When filled with air, a typical scuba tank with a volume of 13.2 L has a pressure of 153 atm (see the figure below). If the water temperature is 27 °C, how many liters of air will such a tank provide to a diver’s lungs at a depth of approximately 70 feet in the ocean where the pressure is 3.13 atm?

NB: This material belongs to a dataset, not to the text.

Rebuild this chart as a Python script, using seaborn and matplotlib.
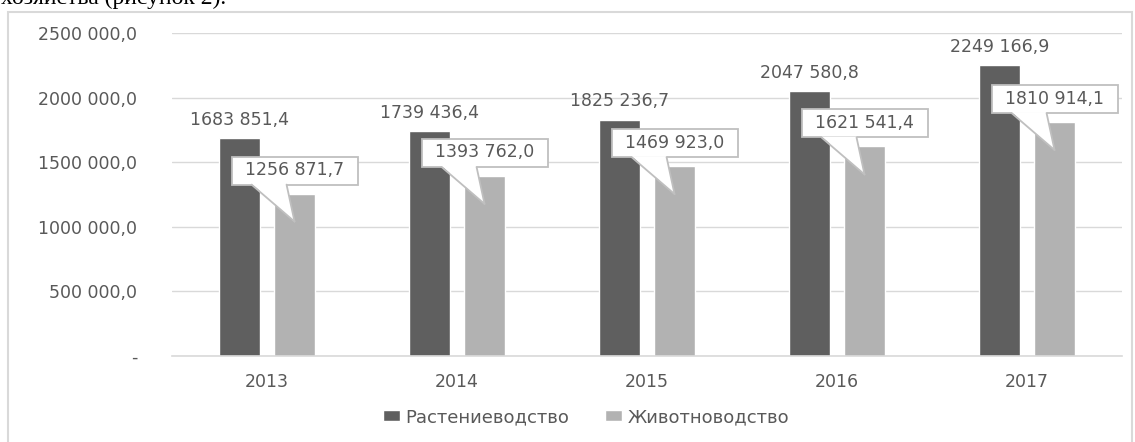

Letting *1* represent the air in the scuba tank and *2* represent the air in the lungs, and noting that body temperature (the temperature the air will be in the lungs) is 37 °C, we have:

\(\cfrac{{P}_{1}{V}_{1}}{{T}_{1}}\phantom{\rule{0.2em}{0ex}}=\phantom{\rule{0.2em}{0ex}}\cfrac{{P}_{2}{V}_{2}}{{T}_{2}}\phantom{\rule{0.4em}{0ex}}⟶\phantom{\rule{0.4em}{0ex}}\cfrac{\left(153\phantom{\rule{0.2em}{0ex}}\text{atm}\right)\left(13.2\phantom{\rule{0.2em}{0ex}}\text{L}\right)}{\left(300\phantom{\rule{0.2em}{0ex}}\text{K}\right)}\phantom{\rule{0.2em}{0ex}}=\phantom{\rule{0.2em}{0ex}}\cfrac{\left(3.13\phantom{\rule{0.2em}{0ex}}\text{atm}\right)\left({V}_{2}\right)}{\left(310\phantom{\rule{0.2em}{0ex}}\text{K}\right)}\)

Solving for *V*_{2}:

\({V}_{2}=\phantom{\rule{0.2em}{0ex}}\cfrac{\left(153\phantom{\rule{0.2em}{0ex}}\require{cancel}\cancel{\text{atm}}\right)\left(13.2\phantom{\rule{0.2em}{0ex}}\text{L}\right)\left(310\phantom{\rule{0.2em}{0ex}}\require{cancel}\cancel{\text{K}}\right)}{\left(300\phantom{\rule{0.2em}{0ex}}\require{cancel}\cancel{\text{K}}\right)\left(3.13\phantom{\rule{0.2em}{0ex}}\require{cancel}\cancel{\text{atm}}\right)}\phantom{\rule{0.2em}{0ex}}=667\phantom{\rule{0.2em}{0ex}}\text{L}\)

(Note: Be advised that this particular example is one in which the assumption of ideal gas behavior is not very reasonable, since it involves gases at relatively high pressures and low temperatures. Despite this limitation, the calculated volume can be viewed as a good “ballpark” estimate.)

### The Interdependence between Ocean Depth and Pressure in Scuba Diving

Whether scuba diving at the Great Barrier Reef in Australia (shown in the figure below) or in the Caribbean, divers must understand how pressure affects a number of issues related to their comfort and safety.

Pressure increases with ocean depth, and the pressure changes most rapidly as divers reach the surface. The pressure a diver experiences is the sum of all pressures above the diver (from the water and the air). Most pressure measurements are given in units of atmospheres, expressed as “atmospheres absolute” or ATA in the diving community: Every 33 feet of salt water represents 1 ATA of pressure in addition to 1 ATA of pressure from the atmosphere at sea level.

As a diver descends, the increase in pressure causes the body’s air pockets in the ears and lungs to compress; on the ascent, the decrease in pressure causes these air pockets to expand, potentially rupturing eardrums or bursting the lungs. Divers must therefore undergo equalization by adding air to body airspaces on the descent by breathing normally and adding air to the mask by breathing out of the nose or adding air to the ears and sinuses by equalization techniques; the corollary is also true on ascent, divers must release air from the body to maintain equalization.

Buoyancy, or the ability to control whether a diver sinks or floats, is controlled by the buoyancy compensator (BCD). If a diver is ascending, the air in his BCD expands because of lower pressure according to Boyle’s law (decreasing the pressure of gases increases the volume). The expanding air increases the buoyancy of the diver, and she or he begins to ascend. The diver must vent air from the BCD or risk an uncontrolled ascent that could rupture the lungs.

In descending, the increased pressure causes the air in the BCD to compress and the diver sinks much more quickly; the diver must add air to the BCD or risk an uncontrolled descent, facing much higher pressures near the ocean floor. The pressure also impacts how long a diver can stay underwater before ascending. The deeper a diver dives, the more compressed the air that is breathed because of increased pressure: If a diver dives 33 feet, the pressure is 2 ATA and the air would be compressed to one-half of its original volume. The diver uses up available air twice as fast as at the surface.